If that were the case, farming today would be a doddle - and it’s not. I mean, there are some crops that require less maintenance than others once planted, but planting and harvesting annual crops is always going to be a bit time consuming.

Perennial crops such as tree fruit and nuts can be left alone, but will only produce high yields if they’re properly tended - if you just let them go, harvesting them is more like foraging from the wild.

I didn’t mean that they’d be left alone altogether, I just meant crops that only needed tending every so often rather then ones that need constant attention and/or elaborate protection from rabbits, wood pigeons and other pests. Bonus points if it’s possible to get a high yield from relatively little space.

I would say that hunting or raiding parties would be more effective then trying to farm in this method.

Except that there’s nothing worth hunting and there’s no one to raid since everyone is in the same position and/or a long way away.

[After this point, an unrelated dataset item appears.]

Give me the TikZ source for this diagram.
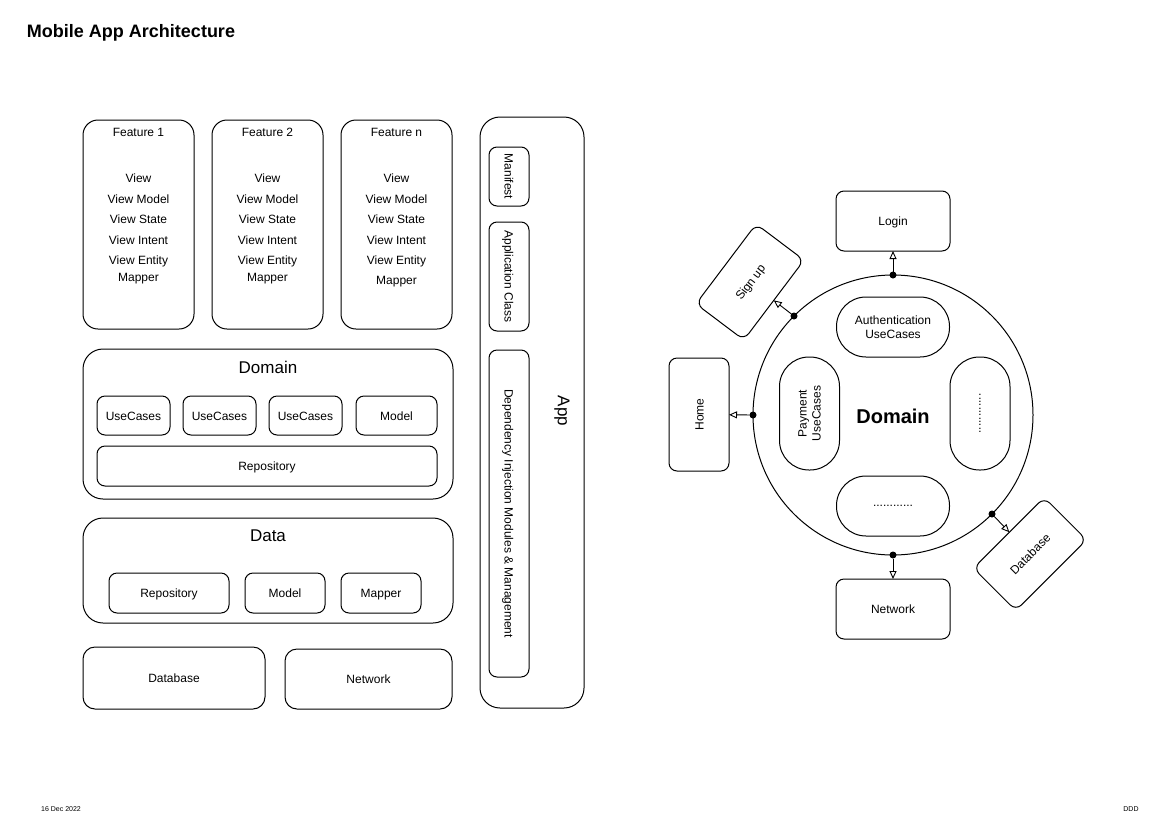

As long as they can get to the surface they can drag down any vegetation they find to feed animals and grow yeast and mushrooms. But it’s more efficient for the people to eat fresh vegetables taken from the surface if they can find them or cultivate them.

Nukes and hydroponic farms come to mind, but I suppose that’s disallowed. If you want to pursue the fiber optic route, consider this proposed underground park in downtown New York City. It is supposed to be able to support plants and trees.